What is on the tapes was apparently strong enough for the Supreme Court to start an investigation. This development could potentially mean the end of the Presidency of Michel Temer.
The best scenario for the stock market is that the ‘evidence’ on the tapes turns out to be less strong than what is currently being feared. This would likely bring back stability and is probably the most positive scenario. However, in this case the question remains whether Temer will be able to keep a strong enough coalition to continue the reform process that he had started. Investors will anyhow have been made re-aware of the existing political risk in Brazil and will demand a higher premium for holding Brazilian assets.
The worst scenario would be one in which political uncertainty continues to drag on for a long time and halt reforms that Brazil urgently needs. For example, an impeachment process could be started, President Temer wants to hold on to his post and does not resign, social tensions rise and Brazil basically is back to where it was in 2015.
The third scenario, which is the one we think is the most probable if the allegations are true, is that the President leaves his post. This could happen because he resigns or even because he is arrested. The most important thing is that he leaves. In this case the Constitution determines that the next in the line of succession is the now speaker in the Lower House, Deputy Rodrigo Maia. He would take over as a caretaker president and call an indirect election in 30 days. Indirect election means that Congress elects a new President, which serves out the current term ending in 2018. If Congress is able to find a candidate that is independent and acceptable to all parties, the new President could keep the existing economic team and try to restart the reform process.

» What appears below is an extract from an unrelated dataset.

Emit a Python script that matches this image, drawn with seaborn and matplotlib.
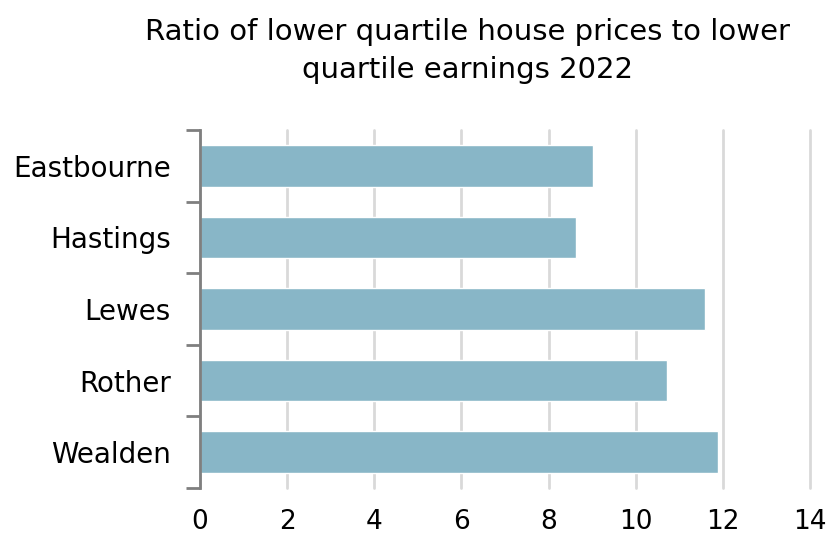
import matplotlib
matplotlib.use("Agg")
import matplotlib.pyplot as plt
import seaborn as sns
import pandas as pd

areas = ["Eastbourne", "Hastings", "Lewes", "Rother", "Wealden"]
ratios = [9.02, 8.62, 11.59, 10.71, 11.88]
x_ticks = [0, 2, 4, 6, 8, 10, 12, 14]
title = "Ratio of lower quartile house prices to lower\nquartile earnings 2022"

sns.set_theme(style="white")
plt.rcParams['font.family'] = ['DejaVu Sans']

df = pd.DataFrame({"area": areas, "ratio": ratios})

fig = plt.figure(figsize=(8.31, 5.4), dpi=100)
ax = fig.add_axes([0.2407, 0.0963, 0.734, 0.663])

sns.barplot(data=df, y="area", x="ratio", orient="h", color="#88b6c7",
            saturation=1, width=0.58, ax=ax, zorder=2)

ax.set_xlim(0, 14)
ax.set_xticks(x_ticks)
ax.set_xticklabels([str(t) for t in x_ticks], fontsize=19, color="black")
ax.set_ylim(4.5, -0.5)
ax.set_yticks([-0.5, 0.5, 1.5, 2.5, 3.5, 4.5], minor=False)
ax.set_yticklabels([])
ax.set_yticks(range(len(areas)), minor=True)
ax.set_yticklabels(areas, minor=True, fontsize=20, color="black")
ax.tick_params(axis="y", which="major", length=10, width=2, color="#7f7f7f", direction="out", left=True)
ax.tick_params(axis="y", which="minor", length=0, pad=21)
ax.tick_params(axis="x", length=0, pad=15)

ax.grid(axis="x", color="#d9d9d9", linewidth=2, zorder=0)
for gl in ax.get_xgridlines():
    gl.set_clip_on(False)
ax.set_axisbelow(True)
for s in ["top", "right", "bottom"]:
    ax.spines[s].set_visible(False)
ax.spines["left"].set_color("#7f7f7f")
ax.spines["left"].set_linewidth(2)
ax.set_xlabel("")
ax.set_ylabel("")

fig.text(0.5625, 0.905, title, ha="center", va="center", fontsize=21, color="black", linespacing=1.45)

fig.savefig("out.png", dpi=100)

Although in this case Brazil remains on the right long-term path, quite some damage has still been done and precious time will be lost. The most important issue is the delay in passing the Pension Reform, which was planned to happen in the coming weeks. Passing the Pension Reform is critical in regaining fiscal stability. The longer it takes to pass this reform or the more the current proposals are being diluted, the more difficult it will become for Brazil to control its fiscal situation.
The second setback could be that the Central Bank will not be able to strongly cut interest rates because the high political risk leads to a weaker currency, which has a negative impact on inflation. This is obviously negative for both investments and credit driven consumption.
The third impact is on economic sentiment. The economy of Brazil is slowly getting out of recession and it needs political stability in order for companies to start investing and increase employment, which is needed to kick-start the economy.
The Robeco CGF Emerging Markets Equities has a 1.5% underweight position in Brazil. Robeco Emerging Stars Equities has a position of 6.6%. Brazil makes up 7.7% of the MSCI Emerging Markets index.
Political risk has been one of the reasons for Robeco to be underweight Brazil. We viewed the reform process that was started by President Temer as a necessary step in the right direction. The current political crisis can significantly complicate this process and the potential delay of the reforms also increases the country’s economic vulnerability .
Besides that, valuations in Brazil are not that attractive compared with other emerging markets, particularly in the light of the weak underlying improvement of the economy and the political risk. We therefore have so far not been using this weakness in the market to add to our positions. We will continue to closely monitor developments and if necessary adjust the portfolios.